### Work instructions:
Set down the data below from its first line to the line holding "140, 189, 197]", inclusive; omit all pictures.

━━━━━━━━━━━━━━━━

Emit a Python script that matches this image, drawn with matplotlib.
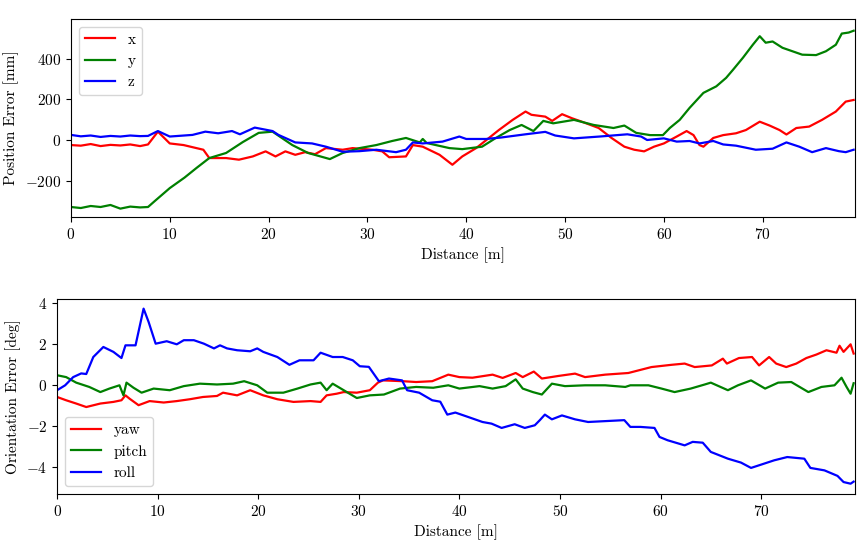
import matplotlib
matplotlib.use('Agg')
import matplotlib.pyplot as plt

# Ustawienia czcionki (Computer Modern)
plt.rcParams['font.family'] = 'serif'
plt.rcParams['font.serif'] = ['cmr10']
plt.rcParams['mathtext.fontset'] = 'cm'
plt.rcParams['axes.formatter.use_mathtext'] = True
plt.rcParams['font.size'] = 11

# Blad pozycji [mm]
dist_x = [0, 1, 2, 3, 4, 5, 6, 7, 7.8, 8.8, 10, 11.4, 12.7, 13.4, 14, 15.7, 17, 18.4, 19.7, 20.7,
          21.7, 22.7, 23.7, 24.7, 25.8, 27.5, 28.5, 30.5, 31.5, 32.2, 33.9, 34.6, 35.6, 37.3, 38.6,
          39.6, 41, 42.3, 43.3, 44.7, 46, 46.6, 48, 48.7, 49.7, 50.7, 51.7, 53.4, 54.7, 56, 57, 58,
          59, 60, 61.3, 62.3, 63, 63.6, 64, 65, 66, 67.3, 68.3, 69.7, 70.7, 71.7, 72.4, 73.4, 74.7,
          76, 77.4, 78.4, 79.2]
err_x = [-25, -28, -20, -30, -24, -27, -22, -30, -22, 41, -17, -25, -40, -48, -89, -89, -97, -81,
         -56, -81, -56, -73, -60, -70, -40, -48, -40, -48, -56, -85, -81, -25, -33, -73, -122, -81,
         -40, 10, 49, 99, 140, 124, 115, 94, 127, 107, 90, 59, 10, -33, -48, -56, -33, -17, 17, 44,
         24, -25, -33, 10, 24, 33, 49, 90, 71, 49, 27, 59, 66, 99, 140, 189, 197]

dist_y = [0, 1, 2, 3, 4, 5, 6, 7, 7.8, 8.5, 10, 11.5, 12.7, 14, 15.7, 17.4, 19, 20.4, 22.4, 24,
          26.2, 27.5, 29.2, 30.9, 32.5, 33.9, 35.3, 35.6, 36, 38.3, 39.6, 41.6, 43, 44.4, 45.6, 46.8,
          47.8, 48.8, 50.9, 52.9, 54.9, 56, 57.2, 58.6, 59.9, 60.6, 61.6, 62.6, 64, 65.3, 66.3, 67,
          68, 69, 69.7, 70.3, 71, 72, 73, 74, 75.4, 76.4, 77.4, 78, 78.7, 79.2]
err_y = [-330, -335, -325, -330, -320, -338, -328, -332, -330, -300, -237, -185, -138, -89, -64,
         -10, 35, 41, -25, -64, -94, -64, -40, -25, -5, 10, -12, 5, -15, -40, -45, -33, 10, 49, 74,
         44, 94, 82, 99, 74, 59, 71, 35, 24, 24, 59, 99, 158, 232, 264, 306, 346, 405, 469, 511,
         479, 485, 454, 437, 420, 418, 437, 469, 524, 529, 538]

dist_z = [0, 1, 2, 3, 4, 5, 6, 7, 7.8, 8.8, 10, 12.3, 13.6, 14.9, 16.3, 17.1, 18.6, 20.4, 21, 22.7,
          24.4, 25.8, 27.5, 29.2, 30.9, 32.9, 33.9, 34.6, 35.6, 37.6, 39.3, 40, 42, 43.5, 46, 48, 49,
          50.9, 53.5, 56.3, 57.7, 58.3, 60, 61.3, 62.6, 63.6, 65, 66, 67.3, 69.3, 71, 72.4, 73.7, 75,
          76.4, 77.7, 78.4, 79.2]
err_z = [25, 18, 22, 15, 20, 17, 22, 19, 20, 44, 17, 25, 41, 33, 44, 28, 61, 44, 25, -12, -17, -33,
         -58, -55, -48, -60, -48, -12, -17, -8, 17, 5, 5, 12, 28, 40, 22, 8, 17, 28, 17, 0, 8, -8,
         -5, -17, -5, -22, -28, -48, -43, -12, -33, -60, -40, -55, -60, -48]

# Blad orientacji [deg]
dist_yaw = [0, 0.9, 1.9, 2.9, 4.3, 5.6, 6.4, 6.8, 7.2, 8.1, 9.2, 10.6, 11.9, 13.2, 14.5, 15.9, 16.5,
            17.9, 19.2, 20.5, 21.9, 23.5, 25.2, 26.2, 26.8, 27.8, 28.5, 29.8, 31.1, 31.9, 32.4, 34.4,
            35.7, 37.3, 38.9, 40, 41.3, 43.3, 44.3, 45.6, 46.3, 47.4, 48.2, 49.9, 51.5, 52.5, 54.5,
            56.8, 59.1, 61.1, 62.4, 63.4, 65.1, 66.2, 66.6, 67.8, 69.1, 69.8, 70.8, 71.5, 72.5, 73.5,
            74.5, 75.5, 76.5, 77.5, 77.8, 78.2, 78.9, 79.2]
err_yaw = [-0.57, -0.73, -0.89, -1.06, -0.89, -0.81, -0.73, -0.49, -0.65, -0.97, -0.77, -0.84,
           -0.77, -0.68, -0.57, -0.52, -0.36, -0.49, -0.24, -0.49, -0.68, -0.81, -0.77, -0.81,
           -0.49, -0.41, -0.33, -0.36, -0.24, 0.13, 0.24, 0.2, 0.16, 0.2, 0.52, 0.4, 0.37, 0.52,
           0.36, 0.6, 0.4, 0.67, 0.33, 0.46, 0.57, 0.4, 0.52, 0.6, 0.89, 1.0, 1.06, 0.89, 0.97, 1.3,
           1.06, 1.33, 1.38, 0.97, 1.38, 1.06, 0.89, 1.06, 1.33, 1.5, 1.71, 1.59, 1.93, 1.63, 2.0,
           1.55]

dist_pitch = [0, 0.9, 1.9, 3.2, 4.3, 5.2, 6.2, 6.6, 6.9, 7.6, 8.4, 9.6, 11.2, 12.6, 14.2, 15.9,
              17.5, 18.6, 19.9, 20.9, 22.5, 23.9, 25.2, 26.2, 26.8, 27.4, 28.5, 29.8, 31.1, 32.5,
              34.1, 35.7, 37.4, 38.9, 40, 42, 43.3, 44.6, 45.6, 46.3, 47.3, 48.2, 49.2, 50.5, 52.5,
              54.5, 56.5, 57, 58.8, 60.1, 61.4, 63, 64.4, 65, 66.7, 67.7, 69, 70.4, 71.7, 73, 74.7,
              76, 77.3, 78, 78.5, 78.9, 79.2]
err_pitch = [0.49, 0.4, 0.13, -0.08, -0.33, -0.16, 0.0, -0.49, 0.13, -0.12, -0.36, -0.16, -0.24,
             -0.04, 0.08, 0.04, 0.08, 0.2, 0, -0.36, -0.36, -0.16, 0.04, 0.13, -0.24, 0.08, -0.24,
             -0.62, -0.49, -0.45, -0.16, -0.08, -0.12, 0, -0.16, -0.04, -0.16, -0.04, 0.29, -0.16,
             -0.33, -0.45, 0.08, -0.04, 0, 0, -0.08, 0, 0, -0.16, -0.33, -0.16, 0.04, 0.13, -0.24,
             0, 0.24, -0.16, 0.13, 0.16, -0.33, -0.08, 0, 0.37, -0.08, -0.41, 0.1]

dist_roll = [0, 0.8, 1.6, 2.4, 2.9, 3.6, 4.6, 5.6, 6.4, 6.8, 7.8, 8.6, 9.1, 9.8, 10.9, 11.9, 12.6,
             13.6, 14.6, 15.6, 16.2, 16.9, 17.9, 19.2, 19.9, 20.5, 21.9, 23.1, 24.1, 25.5, 26.2,
             27.4, 28.4, 29.4, 30.1, 31, 32, 33, 34.3, 34.8, 36, 37.3, 38.1, 38.8, 39.6, 40.9, 42.3,
             43.2, 44.2, 45.5, 46.5, 47.5, 48, 48.5, 49.2, 50.2, 51.5, 52.8, 54.4, 56.4, 57, 58,
             59.4, 59.9, 60.7, 62.4, 63.2, 64.2, 65, 66.7, 68, 69, 70, 71.3, 72.6, 74.3, 74.9, 76.3,
             77.6, 78.2, 78.9, 79.2]
err_roll = [-0.24, 0, 0.4, 0.58, 0.55, 1.38, 1.87, 1.63, 1.33, 1.95, 1.95, 3.74, 3.09, 2.03, 2.15,
            2.0, 2.2, 2.2, 2.03, 1.8, 1.95, 1.8, 1.71, 1.66, 1.8, 1.63, 1.38, 1.0, 1.22, 1.22, 1.59,
            1.38, 1.38, 1.22, 0.93, 0.9, 0.2, 0.33, 0.24, -0.24, -0.36, -0.73, -0.8, -1.43, -1.33,
            -1.55, -1.79, -1.87, -2.08, -1.9, -2.08, -1.95, -1.7, -1.43, -1.66, -1.47, -1.66, -1.79,
            -1.75, -1.7, -2.03, -2.03, -2.08, -2.52, -2.68, -2.93, -2.76, -2.8, -3.25, -3.58, -3.77,
            -4.03, -3.87, -3.66, -3.5, -3.58, -4.03, -4.15, -4.42, -4.72, -4.8, -4.7]

fig = plt.figure(figsize=(8.65, 5.47), dpi=100)

# Wykres bledu pozycji
ax1 = fig.add_axes([0.082, 0.603, 0.906, 0.362])
ax1.plot(dist_x, err_x, color='red', lw=1.6, label='x')
ax1.plot(dist_y, err_y, color='green', lw=1.6, label='y')
ax1.plot(dist_z, err_z, color='blue', lw=1.6, label='z')
ax1.set_xlim(0, 79.3)
ax1.set_ylim(-380, 595)
ax1.set_yticks([-200, 0, 200, 400])
ax1.set_xlabel('Distance [m]')
ax1.set_ylabel('Position Error [mm]')
ax1.legend(loc='upper left')

# Wykres bledu orientacji
ax2 = fig.add_axes([0.066, 0.097, 0.922, 0.356])
ax2.plot(dist_yaw, err_yaw, color='red', lw=1.6, label='yaw')
ax2.plot(dist_pitch, err_pitch, color='green', lw=1.6, label='pitch')
ax2.plot(dist_roll, err_roll, color='blue', lw=1.6, label='roll')
ax2.set_xlim(0, 79.3)
ax2.set_ylim(-5.3, 4.2)
ax2.set_yticks([-4, -2, 0, 2, 4])
ax2.set_xlabel('Distance [m]')
ax2.set_ylabel('Orientation Error [deg]')
ax2.legend(loc='lower left')

fig.savefig('out.png', dpi=100)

━━━━━━━━━━━━━━━━

### Correct answer:
Emit a Python script that matches this image, drawn with matplotlib.
import matplotlib
matplotlib.use('Agg')
import matplotlib.pyplot as plt

# Ustawienia czcionki (Computer Modern)
plt.rcParams['font.family'] = 'serif'
plt.rcParams['font.serif'] = ['cmr10']
plt.rcParams['mathtext.fontset'] = 'cm'
plt.rcParams['axes.formatter.use_mathtext'] = True
plt.rcParams['font.size'] = 11

# Blad pozycji [mm]
dist_x = [0, 1, 2, 3, 4, 5, 6, 7, 7.8, 8.8, 10, 11.4, 12.7, 13.4, 14, 15.7, 17, 18.4, 19.7, 20.7,
          21.7, 22.7, 23.7, 24.7, 25.8, 27.5, 28.5, 30.5, 31.5, 32.2, 33.9, 34.6, 35.6, 37.3, 38.6,
          39.6, 41, 42.3, 43.3, 44.7, 46, 46.6, 48, 48.7, 49.7, 50.7, 51.7, 53.4, 54.7, 56, 57, 58,
          59, 60, 61.3, 62.3, 63, 63.6, 64, 65, 66, 67.3, 68.3, 69.7, 70.7, 71.7, 72.4, 73.4, 74.7,
          76, 77.4, 78.4, 79.2]
err_x = [-25, -28, -20, -30, -24, -27, -22, -30, -22, 41, -17, -25, -40, -48, -89, -89, -97, -81,
         -56, -81, -56, -73, -60, -70, -40, -48, -40, -48, -56, -85, -81, -25, -33, -73, -122, -81,
         -40, 10, 49, 99, 140, 124, 115, 94, 127, 107, 90, 59, 10, -33, -48, -56, -33, -17, 17, 44,
         24, -25, -33, 10, 24, 33, 49, 90, 71, 49, 27, 59, 66, 99, 140, 189, 197]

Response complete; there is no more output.